→ RAW DATA:
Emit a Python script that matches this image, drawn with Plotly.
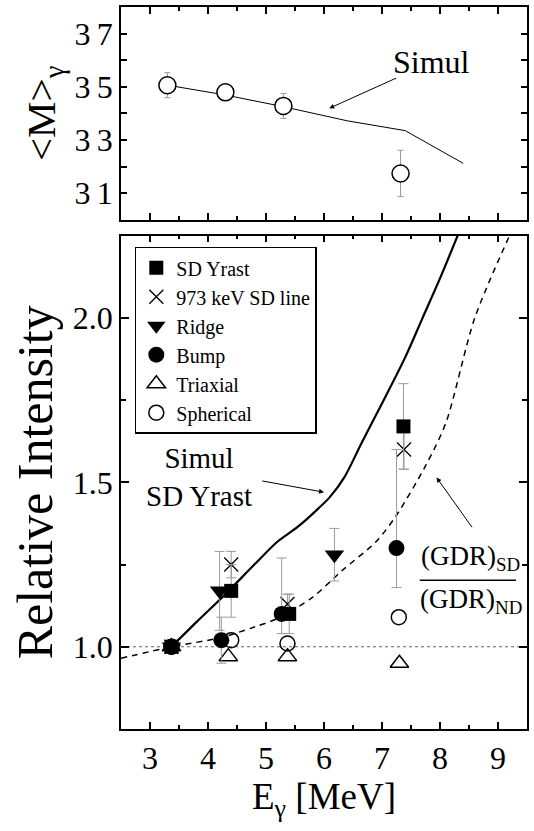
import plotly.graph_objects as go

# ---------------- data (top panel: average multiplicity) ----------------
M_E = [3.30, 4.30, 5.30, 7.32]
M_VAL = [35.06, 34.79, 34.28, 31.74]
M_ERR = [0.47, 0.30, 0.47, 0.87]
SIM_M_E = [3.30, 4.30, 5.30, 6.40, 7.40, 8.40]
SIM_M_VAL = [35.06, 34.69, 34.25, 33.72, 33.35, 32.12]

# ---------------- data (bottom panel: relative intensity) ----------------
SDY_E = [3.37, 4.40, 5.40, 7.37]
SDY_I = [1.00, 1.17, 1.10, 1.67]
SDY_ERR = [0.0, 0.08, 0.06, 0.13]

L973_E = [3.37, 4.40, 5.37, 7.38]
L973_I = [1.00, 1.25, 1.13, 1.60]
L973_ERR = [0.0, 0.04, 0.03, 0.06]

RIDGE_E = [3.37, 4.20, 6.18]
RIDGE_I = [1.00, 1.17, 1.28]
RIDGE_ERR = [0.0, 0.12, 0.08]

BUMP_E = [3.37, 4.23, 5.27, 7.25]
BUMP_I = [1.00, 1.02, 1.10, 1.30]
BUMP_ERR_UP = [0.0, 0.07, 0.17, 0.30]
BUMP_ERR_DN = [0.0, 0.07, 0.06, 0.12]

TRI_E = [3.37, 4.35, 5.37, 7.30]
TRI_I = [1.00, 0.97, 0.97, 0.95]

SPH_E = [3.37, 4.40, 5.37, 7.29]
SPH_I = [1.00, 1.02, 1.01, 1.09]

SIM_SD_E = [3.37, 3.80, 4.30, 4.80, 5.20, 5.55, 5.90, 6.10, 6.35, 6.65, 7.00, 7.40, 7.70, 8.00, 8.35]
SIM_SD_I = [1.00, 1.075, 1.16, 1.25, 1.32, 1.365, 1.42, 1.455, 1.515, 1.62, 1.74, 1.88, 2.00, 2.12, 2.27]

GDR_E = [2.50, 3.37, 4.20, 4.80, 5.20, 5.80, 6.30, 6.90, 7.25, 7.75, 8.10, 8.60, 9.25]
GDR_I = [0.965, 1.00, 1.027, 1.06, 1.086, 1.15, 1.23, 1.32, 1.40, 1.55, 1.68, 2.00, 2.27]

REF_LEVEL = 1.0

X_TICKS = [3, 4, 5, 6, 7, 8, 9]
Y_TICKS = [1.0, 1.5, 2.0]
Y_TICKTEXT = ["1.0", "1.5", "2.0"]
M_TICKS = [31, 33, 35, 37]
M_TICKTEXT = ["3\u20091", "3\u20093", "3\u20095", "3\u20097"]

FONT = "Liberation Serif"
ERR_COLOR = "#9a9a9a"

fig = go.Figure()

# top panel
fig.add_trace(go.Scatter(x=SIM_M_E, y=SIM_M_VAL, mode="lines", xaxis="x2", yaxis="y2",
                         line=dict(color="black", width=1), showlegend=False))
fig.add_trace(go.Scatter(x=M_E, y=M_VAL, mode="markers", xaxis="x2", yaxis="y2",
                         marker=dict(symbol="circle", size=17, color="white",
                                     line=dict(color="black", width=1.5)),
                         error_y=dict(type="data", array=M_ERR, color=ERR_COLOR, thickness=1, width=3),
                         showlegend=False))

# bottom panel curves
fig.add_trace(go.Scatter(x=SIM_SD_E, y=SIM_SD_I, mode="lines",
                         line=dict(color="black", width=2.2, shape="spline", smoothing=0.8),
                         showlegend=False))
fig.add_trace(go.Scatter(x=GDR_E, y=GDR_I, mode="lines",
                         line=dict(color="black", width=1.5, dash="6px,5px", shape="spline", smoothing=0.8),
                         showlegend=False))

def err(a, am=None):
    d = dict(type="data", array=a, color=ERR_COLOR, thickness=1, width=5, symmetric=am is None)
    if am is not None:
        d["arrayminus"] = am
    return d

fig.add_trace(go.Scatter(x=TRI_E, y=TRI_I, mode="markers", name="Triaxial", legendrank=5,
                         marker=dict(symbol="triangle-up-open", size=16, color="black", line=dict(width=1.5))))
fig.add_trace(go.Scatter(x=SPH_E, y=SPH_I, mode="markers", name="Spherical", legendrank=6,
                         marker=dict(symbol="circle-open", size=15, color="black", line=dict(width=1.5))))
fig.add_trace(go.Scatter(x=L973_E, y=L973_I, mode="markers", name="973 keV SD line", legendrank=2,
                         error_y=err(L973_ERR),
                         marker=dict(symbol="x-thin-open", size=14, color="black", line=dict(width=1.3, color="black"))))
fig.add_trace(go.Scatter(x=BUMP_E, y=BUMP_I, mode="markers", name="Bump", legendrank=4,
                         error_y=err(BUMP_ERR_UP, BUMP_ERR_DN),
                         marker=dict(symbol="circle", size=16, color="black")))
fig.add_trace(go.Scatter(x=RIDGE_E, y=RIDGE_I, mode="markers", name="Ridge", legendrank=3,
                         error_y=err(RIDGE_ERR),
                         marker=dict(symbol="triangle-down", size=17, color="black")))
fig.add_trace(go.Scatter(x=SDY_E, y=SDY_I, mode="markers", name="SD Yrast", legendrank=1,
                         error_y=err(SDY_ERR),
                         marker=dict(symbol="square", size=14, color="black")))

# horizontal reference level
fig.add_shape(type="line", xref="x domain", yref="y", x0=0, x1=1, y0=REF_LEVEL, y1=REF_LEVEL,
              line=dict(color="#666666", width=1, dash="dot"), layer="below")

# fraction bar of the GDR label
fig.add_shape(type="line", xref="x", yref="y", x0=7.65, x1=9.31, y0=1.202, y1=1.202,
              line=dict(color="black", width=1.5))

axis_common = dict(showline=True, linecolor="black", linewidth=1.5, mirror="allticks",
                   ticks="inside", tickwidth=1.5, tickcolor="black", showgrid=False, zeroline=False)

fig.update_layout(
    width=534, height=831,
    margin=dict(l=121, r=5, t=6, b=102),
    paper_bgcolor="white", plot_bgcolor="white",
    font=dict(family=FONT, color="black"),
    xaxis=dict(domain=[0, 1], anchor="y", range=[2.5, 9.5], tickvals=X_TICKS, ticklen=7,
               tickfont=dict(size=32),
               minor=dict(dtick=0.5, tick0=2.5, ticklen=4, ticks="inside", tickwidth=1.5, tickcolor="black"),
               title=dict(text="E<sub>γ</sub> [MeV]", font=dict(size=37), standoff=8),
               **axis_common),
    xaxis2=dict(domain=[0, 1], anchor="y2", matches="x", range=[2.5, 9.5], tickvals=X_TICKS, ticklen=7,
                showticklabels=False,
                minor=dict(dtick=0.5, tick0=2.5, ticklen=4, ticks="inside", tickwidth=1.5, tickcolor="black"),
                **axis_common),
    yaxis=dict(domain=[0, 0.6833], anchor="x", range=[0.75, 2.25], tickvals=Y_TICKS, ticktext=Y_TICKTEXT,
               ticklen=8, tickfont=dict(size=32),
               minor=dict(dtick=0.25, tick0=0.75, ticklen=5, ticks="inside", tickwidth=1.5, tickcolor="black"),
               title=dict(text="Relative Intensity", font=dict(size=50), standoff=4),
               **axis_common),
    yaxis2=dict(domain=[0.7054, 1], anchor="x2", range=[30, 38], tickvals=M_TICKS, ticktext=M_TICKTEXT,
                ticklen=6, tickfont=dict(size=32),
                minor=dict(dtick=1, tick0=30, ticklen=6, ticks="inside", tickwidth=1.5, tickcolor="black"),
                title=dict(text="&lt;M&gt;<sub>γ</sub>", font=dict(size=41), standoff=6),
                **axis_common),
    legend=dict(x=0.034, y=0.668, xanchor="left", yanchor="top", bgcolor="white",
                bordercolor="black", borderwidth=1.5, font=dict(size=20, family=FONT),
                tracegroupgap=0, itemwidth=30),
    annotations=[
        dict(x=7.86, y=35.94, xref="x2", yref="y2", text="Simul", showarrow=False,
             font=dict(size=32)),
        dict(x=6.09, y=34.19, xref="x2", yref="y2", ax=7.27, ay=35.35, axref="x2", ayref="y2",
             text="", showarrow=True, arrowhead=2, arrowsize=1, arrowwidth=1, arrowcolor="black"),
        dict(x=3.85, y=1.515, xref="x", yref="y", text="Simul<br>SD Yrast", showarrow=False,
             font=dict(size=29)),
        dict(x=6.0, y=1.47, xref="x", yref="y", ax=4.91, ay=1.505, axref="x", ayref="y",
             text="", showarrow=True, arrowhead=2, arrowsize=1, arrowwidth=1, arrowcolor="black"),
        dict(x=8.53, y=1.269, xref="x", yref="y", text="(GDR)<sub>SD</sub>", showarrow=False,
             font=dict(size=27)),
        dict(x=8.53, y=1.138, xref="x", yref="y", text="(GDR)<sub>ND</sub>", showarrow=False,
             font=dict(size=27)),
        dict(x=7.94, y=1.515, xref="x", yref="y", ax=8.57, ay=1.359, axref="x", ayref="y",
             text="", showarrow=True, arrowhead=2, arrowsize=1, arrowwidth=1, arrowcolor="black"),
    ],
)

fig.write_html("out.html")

→ TASK OBJECTIVE:
From the top of the listing above, repeat each line exactly until you reach the line containing "import plotly.graph_objects as go", and repeat that one too. Leave the pictures out.

→ REPLY:
Emit a Python script that matches this image, drawn with Plotly.
import plotly.graph_objects as go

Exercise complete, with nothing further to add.